• _WORK REQUIRED_:
Pull out every line from the listing that has the word "this".

# Start of DATASET EXTRACT

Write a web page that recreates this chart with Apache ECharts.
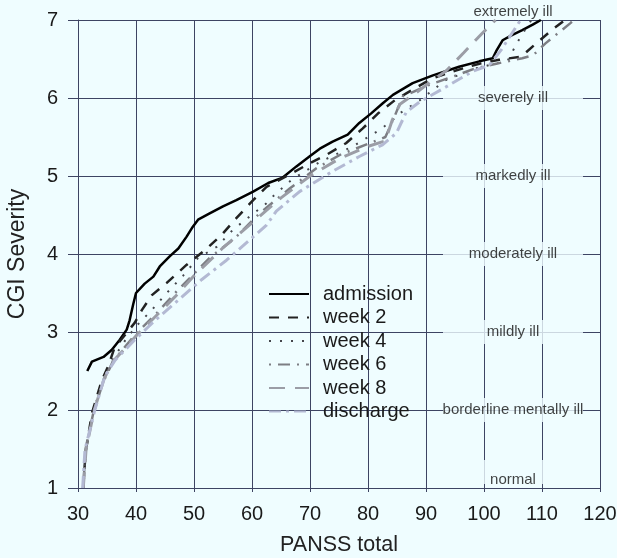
<!DOCTYPE html>
<html>
<head>
<meta charset="utf-8">
<script src="https://cdn.jsdelivr.net/npm/echarts@6/dist/echarts.min.js"></script>
<style>
  html, body { margin: 0; padding: 0; background: #effdff; }
  #main { width: 617px; height: 558px; }
</style>
</head>
<body>
<div id="main"></div>
<script>
// values: [PANSS total, CGI severity]
var seriesNames = ['admission', 'week 2', 'week 4', 'week 6', 'week 8', 'discharge'];

var admission = [[31.6,2.50],[32.4,2.62],[34.4,2.68],[35.8,2.77],[37.2,2.90],[38.4,3.03],[38.9,3.15],[39.5,3.35],[40.0,3.50],[41.5,3.62],[43.0,3.71],[44.1,3.84],[45.8,3.97],[47.3,4.07],[48.7,4.22],[49.8,4.35],[50.7,4.44],[52.7,4.52],[55.0,4.61],[57.3,4.69],[60.2,4.80],[62.8,4.91],[65.3,4.98],[67.6,5.12],[69.9,5.25],[71.7,5.35],[73.9,5.44],[76.5,5.53],[78.5,5.68],[80.5,5.80],[82.5,5.93],[84.3,6.04],[87.7,6.19],[91.2,6.29],[95.7,6.40],[99.2,6.47],[101.5,6.51],[102.1,6.60],[103.2,6.74],[104.9,6.81],[106.6,6.87],[108.4,6.94],[109.8,7.0]];

var week2 = [[30.9,1.0],[31.3,1.45],[32.4,1.96],[34.1,2.38],[35.2,2.56],[36.3,2.80],[38.5,3.00],[39.8,3.12],[41.0,3.28],[42.7,3.47],[45.3,3.63],[48.7,3.86],[51.9,4.05],[54.7,4.24],[57.3,4.46],[60.2,4.69],[62.5,4.86],[66.0,5.00],[69.9,5.16],[72.8,5.27],[76.2,5.42],[79.1,5.61],[81.7,5.80],[84.6,5.97],[86.6,6.06],[91.0,6.25],[95.0,6.35],[99.2,6.44],[102.6,6.49],[106.4,6.53],[109.0,6.70],[112.0,6.89],[114.0,7.0]];

var week4 = [[30.9,1.0],[31.4,1.5],[32.5,1.95],[34.2,2.35],[36.0,2.65],[38.2,2.90],[40.1,3.08],[42.7,3.28],[45.3,3.50],[48.1,3.72],[50.7,3.95],[53.9,4.09],[56.7,4.31],[59.6,4.48],[62.5,4.65],[63.9,4.76],[66.8,4.95],[71.7,5.18],[77.4,5.38],[82.0,5.59],[84.3,5.72],[85.4,5.80],[88.9,5.97],[93.4,6.23],[98.6,6.38],[102.0,6.44],[104.1,6.48],[105.8,6.72],[107.8,6.96],[108.2,7.0]];

var week6 = [[30.9,1.0],[31.3,1.5],[32.6,1.95],[34.3,2.35],[36.0,2.62],[38.0,2.80],[40.0,2.98],[43.3,3.22],[47.0,3.52],[52.7,3.95],[57.0,4.20],[61.3,4.52],[66.5,4.84],[71.1,5.10],[75.4,5.28],[80.3,5.42],[83.0,5.50],[84.5,5.75],[86.0,6.02],[90.6,6.17],[95.2,6.29],[98.5,6.38],[102.1,6.44],[106.6,6.51],[108.5,6.55],[110.6,6.70],[114.9,6.96],[115.5,7.0]];

var week8 = [[30.9,1.0],[31.4,1.5],[32.8,2.0],[34.5,2.4],[36.0,2.62],[38.0,2.78],[40.0,2.95],[42.7,3.15],[46.7,3.45],[50.0,3.72],[55.0,4.08],[60.0,4.40],[65.0,4.72],[70.0,5.00],[75.0,5.22],[80.0,5.38],[83.0,5.45],[84.2,5.72],[85.5,5.92],[88.0,6.05],[91.0,6.22],[93.5,6.35],[96.5,6.58],[99.7,6.83],[102.0,7.0]];

var discharge = [[30.8,1.0],[31.2,1.49],[32.9,2.0],[34.6,2.43],[36.4,2.64],[39.8,2.90],[43.3,3.15],[46.7,3.37],[51.3,3.67],[55.6,3.92],[60.2,4.22],[62.5,4.37],[64.2,4.55],[68.2,4.80],[73.9,5.06],[78.5,5.25],[82.5,5.40],[84.9,5.55],[86.6,5.82],[88.9,5.95],[93.4,6.14],[98.0,6.34],[100.9,6.42],[103.0,6.62],[105.0,6.85],[106.3,7.0]];

// severity bands written on the right
var levelNames = ['extremely ill', 'severely ill', 'markedly ill', 'moderately ill', 'mildly ill', 'borderline mentally ill', 'normal'];
var levelValues = [7, 6, 5, 4, 3, 2, 1];
var levelX = 105;

var bg = '#effdff';
var gridColor = '#3d4463';
var font = 'Liberation Sans';

var styles = [
    {color: '#000000', width: 2.5, type: 'solid'},
    {color: '#222222', width: 2.5, type: [10, 9]},
    {color: '#45464c', width: 2, type: [2, 9]},
    {color: '#7d7e84', width: 2.5, type: [2, 7, 12, 7]},
    {color: '#9b9da6', width: 3, type: [16, 10]},
    {color: '#b3b9d3', width: 3, type: [12, 5, 3, 5]}
];
var datasets = [admission, week2, week4, week6, week8, discharge];

var lineSeries = seriesNames.map(function (name, i) {
    return {
        name: name,
        type: 'line',
        data: datasets[i],
        symbol: 'none',
        z: 5,
        color: styles[i].color,
        lineStyle: styles[i]
    };
});

// blank boxes that cut the grid lines behind the band names
var boxData = levelNames.map(function (n, i) {
    var item = {value: [levelX, levelValues[i]], name: n};
    if (n === 'extremely ill') {
        item.label = {show: false};
    } else if (n === 'normal') {
        item.label = {offset: [0, -16]};
    }
    return item;
});
var textData = levelNames.map(function (n, i) {
    var item = {value: [levelX, levelValues[i]], name: n};
    if (n === 'extremely ill' || n === 'normal') {
        item.label = {offset: [0, -8]};
    }
    return item;
});

var option = {
    backgroundColor: bg,
    animation: false,
    grid: {left: 78, right: 17, top: 20, bottom: 70, outerBoundsMode: 'none'},
    legend: {
        data: seriesNames,
        orient: 'vertical',
        left: 268,
        top: 284,
        padding: 0,
        itemWidth: 40,
        itemHeight: 14,
        itemGap: 3.5,
        itemStyle: {opacity: 0},
        textStyle: {fontSize: 20, color: '#1a1a1a', fontFamily: font, lineHeight: 20, padding: [0, 0, 0, 9]}
    },
    xAxis: {
        type: 'value',
        min: 30, max: 120, interval: 10,
        name: 'PANSS total',
        nameLocation: 'middle',
        nameGap: 46,
        nameTextStyle: {fontSize: 21.5, color: '#222', fontFamily: font},
        axisLine: {show: true, lineStyle: {color: gridColor, width: 1}},
        axisTick: {show: true, length: 4, lineStyle: {color: gridColor}},
        axisLabel: {fontSize: 20, color: '#1a1a1a', margin: 16, fontFamily: font},
        splitLine: {show: true, lineStyle: {color: gridColor, width: 1}}
    },
    yAxis: {
        type: 'value',
        min: 1, max: 7, interval: 1,
        name: 'CGI Severity',
        nameLocation: 'middle',
        nameGap: 49,
        nameTextStyle: {fontSize: 23, color: '#222', fontFamily: font},
        axisLine: {show: true, lineStyle: {color: gridColor, width: 1}},
        axisTick: {show: true, length: 10, lineStyle: {color: gridColor}},
        axisLabel: {fontSize: 20, color: '#1a1a1a', margin: 20, fontFamily: font},
        splitLine: {show: true, lineStyle: {color: gridColor, width: 1}}
    },
    series: lineSeries.concat([{
        name: 'levelBoxes',
        type: 'scatter',
        z: 2,
        symbolSize: 0,
        silent: true,
        data: boxData,
        label: {
            show: true,
            position: 'inside',
            formatter: ' ',
            backgroundColor: bg,
            width: 140,
            height: 24,
            lineHeight: 24,
            align: 'center',
            verticalAlign: 'middle'
        }
    }, {
        name: 'levelNames',
        type: 'scatter',
        z: 3,
        symbolSize: 0,
        silent: true,
        data: textData,
        label: {
            show: true,
            position: 'inside',
            formatter: '{b}',
            fontSize: 15,
            color: '#111111',
            textBorderWidth: 0,
            fontFamily: font,
            align: 'center',
            verticalAlign: 'middle'
        }
    }])
};

var myChart = echarts.init(document.getElementById('main'));
myChart.setOption(option);
</script>
</body>
</html>
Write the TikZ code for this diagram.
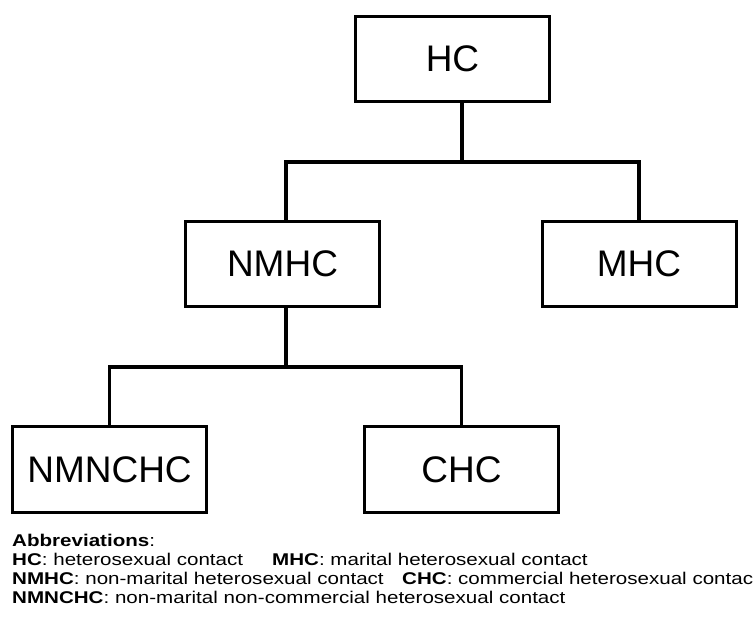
\documentclass[tikz,border=0pt]{standalone}
\usepackage{fontspec}
\setmainfont{Liberation Sans}
\newfontfamily\legendfont[FakeStretch=1.21]{Liberation Sans}

\begin{document}
\begin{tikzpicture}[x=1pt,y=-1pt,
    box/.style={draw,line width=3pt,minimum width=194pt,minimum height=85pt,
      inner sep=0pt,font=\fontsize{37}{40}\selectfont},
    link/.style={line width=3.5pt},
    legend/.style={anchor=base west,inner sep=0pt,
      font=\legendfont\fontsize{17}{19}\selectfont}]

  \clip (0,0) rectangle (753,620);

  % Nodes
  \begin{scope}[every node/.style={box}]
    \node (HC) at (452.5,59) {HC};

    \node (NMHC) at (282.5,264) {NMHC};
    \node (MHC) at (639,264) {MHC};

    \node (NMNCHC) at (109.5,469.5) {NMNCHC};
    \node (CHC) at (461.5,469.5) {CHC};
  \end{scope}

  % Links
  \coordinate (top) at (462,162);
  \coordinate (mid) at (286,367);
  \draw[link] (HC.south -| top) -- (top) -| (NMHC.north -| mid);
  \draw[link] (top) -| (MHC.north);
  \draw[link] (NMHC.south -| mid) -- (mid) -| (NMNCHC.north);
  \draw[link] (mid) -| (CHC.north);

  % Legend
  \node[legend] (abbr) at (12,546) {\textbf{Abbreviations}:};
  \node[legend] (hcdef) at (12,565) {\textbf{HC}: heterosexual contact};
  \node[legend] (mhcdef) at (272,565) {\textbf{MHC}: marital heterosexual contact};
  \node[legend] (nmhcdef) at (12,584) {\textbf{NMHC}: non-marital heterosexual contact};
  \node[legend] (chcdef) at (402,584) {\textbf{CHC}: commercial heterosexual contact};
  \node[legend] (nmnchcdef) at (12,603) {\textbf{NMNCHC}: non-marital non-commercial heterosexual contact};

\end{tikzpicture}
\end{document}
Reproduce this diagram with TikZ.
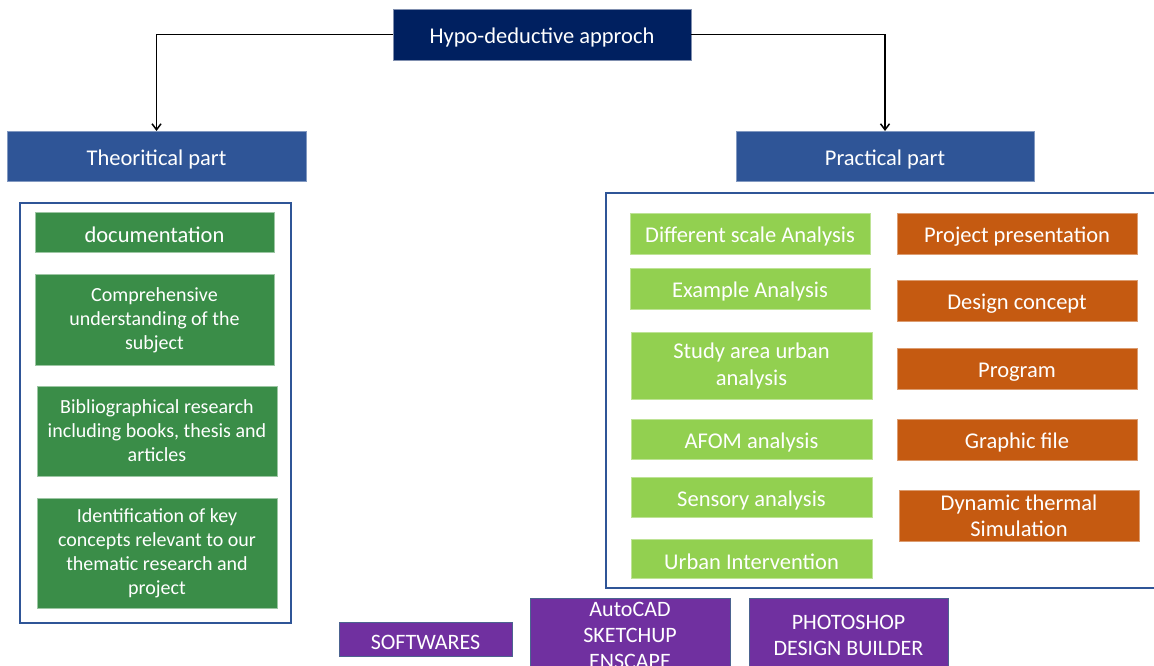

# End of DATASET EXTRACT

• _SOLVED PROBLEM_:
Write a web page that recreates this chart with Apache ECharts.
Write the TikZ code for this diagram.
Reproduce this diagram with TikZ.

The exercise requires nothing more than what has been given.